Evidence of overall improvements is demonstrated by the fact that 21 states earned higher grades in 2007 than those received in the 2005 study. Twenty-eight states received the same letter grade while just one state received a lower grade. Since the initial Grading State Disclosure study in 2003, 30 states have improved their grades, and nearly every state has improved its methods and practices for making campaign finance data available to the public.
A significant area of improvement is in electronic filing; forty states now permit candidates to file disclosure reports electronically. The number of states requiring electronic filing by legislative and statewide candidates has nearly doubled in the past four years, increasing from 12 in 2003 to 23 today.
The study found that states with electronic filing programs are far more likely to also provide searchable databases of campaign contributions and expenditures; 90 percent of states with mandatory electronic filing programs also publish online, searchable campaign finance databases.
For the fourth time, Washington has earned the top overall ranking, again receiving the only grade in the A range. California ranked second overall with a B+, followed by Oregon (also with a B+). Florida and Hawaii tied for 4th and also received B+ grades. Rounding out the top ten ranked states in the 2007 assessment, and all earning Bs, are: Michigan (6th); Virginia (7th); Georgia (8th); Illinois (9th); and New Jersey and Ohio (tied at 10th).
An additional seven states earned grades in the B range while 13 states received Cs and five earned Ds.

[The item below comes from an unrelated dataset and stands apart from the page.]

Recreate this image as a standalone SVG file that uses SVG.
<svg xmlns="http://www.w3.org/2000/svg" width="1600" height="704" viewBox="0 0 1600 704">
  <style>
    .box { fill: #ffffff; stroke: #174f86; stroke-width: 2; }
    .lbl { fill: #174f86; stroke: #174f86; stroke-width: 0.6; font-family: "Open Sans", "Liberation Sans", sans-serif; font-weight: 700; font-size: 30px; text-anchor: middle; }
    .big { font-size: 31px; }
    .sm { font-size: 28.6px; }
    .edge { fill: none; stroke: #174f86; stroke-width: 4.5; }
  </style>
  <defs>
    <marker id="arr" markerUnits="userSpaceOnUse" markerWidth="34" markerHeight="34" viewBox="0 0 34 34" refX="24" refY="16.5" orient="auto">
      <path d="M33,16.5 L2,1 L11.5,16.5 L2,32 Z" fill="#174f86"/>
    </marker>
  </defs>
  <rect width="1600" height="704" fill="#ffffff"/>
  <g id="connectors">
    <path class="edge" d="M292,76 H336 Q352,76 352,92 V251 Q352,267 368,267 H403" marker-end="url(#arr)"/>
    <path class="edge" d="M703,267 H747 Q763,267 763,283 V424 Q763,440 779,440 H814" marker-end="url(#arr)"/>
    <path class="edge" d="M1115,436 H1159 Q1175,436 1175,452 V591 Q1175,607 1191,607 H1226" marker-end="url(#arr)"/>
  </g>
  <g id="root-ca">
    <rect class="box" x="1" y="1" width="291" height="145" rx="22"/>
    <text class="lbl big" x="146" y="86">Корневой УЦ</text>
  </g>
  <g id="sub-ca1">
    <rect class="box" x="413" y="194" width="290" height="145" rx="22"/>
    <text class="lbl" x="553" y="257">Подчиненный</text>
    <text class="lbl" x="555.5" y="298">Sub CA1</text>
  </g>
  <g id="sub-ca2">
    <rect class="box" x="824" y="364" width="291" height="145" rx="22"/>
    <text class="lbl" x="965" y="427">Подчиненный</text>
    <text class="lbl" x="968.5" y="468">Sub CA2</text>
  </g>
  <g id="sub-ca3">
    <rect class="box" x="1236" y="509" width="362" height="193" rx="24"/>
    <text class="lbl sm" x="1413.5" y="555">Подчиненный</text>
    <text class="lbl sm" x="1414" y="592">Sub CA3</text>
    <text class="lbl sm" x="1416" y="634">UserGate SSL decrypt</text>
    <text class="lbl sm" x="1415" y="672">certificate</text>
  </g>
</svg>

Over one-third of states earned grades in the A and B ranges, seven more than in 2005. Oregon, South Carolina, New York, Colorado and Pennsylvania showed the most improvement since 2005, with South Carolina moving out of the F range for the first time. Kansas also moved out of the F range, leaving the ranks of the 14 states that did receive Fs this year. While significant improvements were achieved in many states, nearly 40 percent earned Ds and Fs.